Gravity Sandra Bullock

If space was the final frontier to be conquered by science, it was one of the first to be staked out by filmmakers. As early as 1902, the “cinemagician” Georges Méliès (subject of Martin Scorsese’s Hugo) took audiences into space with A Trip to the Moon, and we’ve been back many times since. There has even been an IMAX documentary filmed in orbit, Space Station 3D, with the voice of Tom Cruise as our guide. But it’s Méliès who comes to mind during Gravity’s bravura opening shot, in which the earth bisects one corner of the giant frame and the miniature human figures orbiting it gradually come into closer perspective, Cuarón’s camera mimicking their weightless, disorienting bobs and weaves.
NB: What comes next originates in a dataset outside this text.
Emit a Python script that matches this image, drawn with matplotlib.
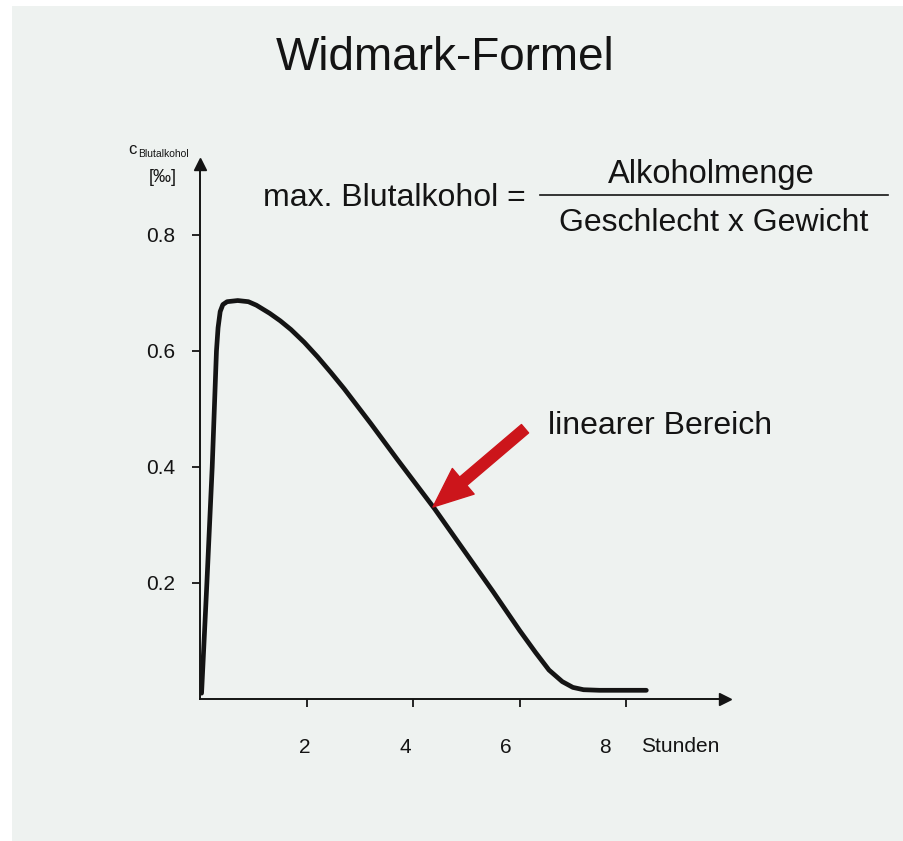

That shot is 17 minutes long—four minutes longer than it took Méliès to get to the moon and back—but like that French pioneer of a century ago, Cuarón’s illusions were all created on a stage, in London instead of Paris, employing the modern equivalents of smoke, mirrors, and matte paintings, but drawing on the same ability to pre-visualize what everything was going to look like when the last brushstroke was put into place.

The movies have not lacked for awesome spectacles in recent years—so much so that, at the time of his stripped-down Dogville, Lars von Trier expressed the concern that cinema had strayed too far from its artisanal roots, when the majesty of a David Lean vista that might take days or even weeks of photographic and meteorological calculations instead can be created with a CGI paintbox. Yet if it’s easier than ever to make “dazzling” images, it may be harder than ever to hold an audience spellbound by pure sensation. And time and again, this is exactly what Gravity does. It spirits us away from all our devices and distractions to the shared dream of the flickering light, and the hushed awe we felt upon first seeing a blown-out match transform into the sun over Arabian sand dunes, or an airborne prehistoric bone into a 21st-century satellite. There are those who have read Cuarón’s film as Christian allegory, but the religion under discussion is clearly that of cinema itself, culminating in an almost primordial image that suggests rebirth after a long journey through darkness.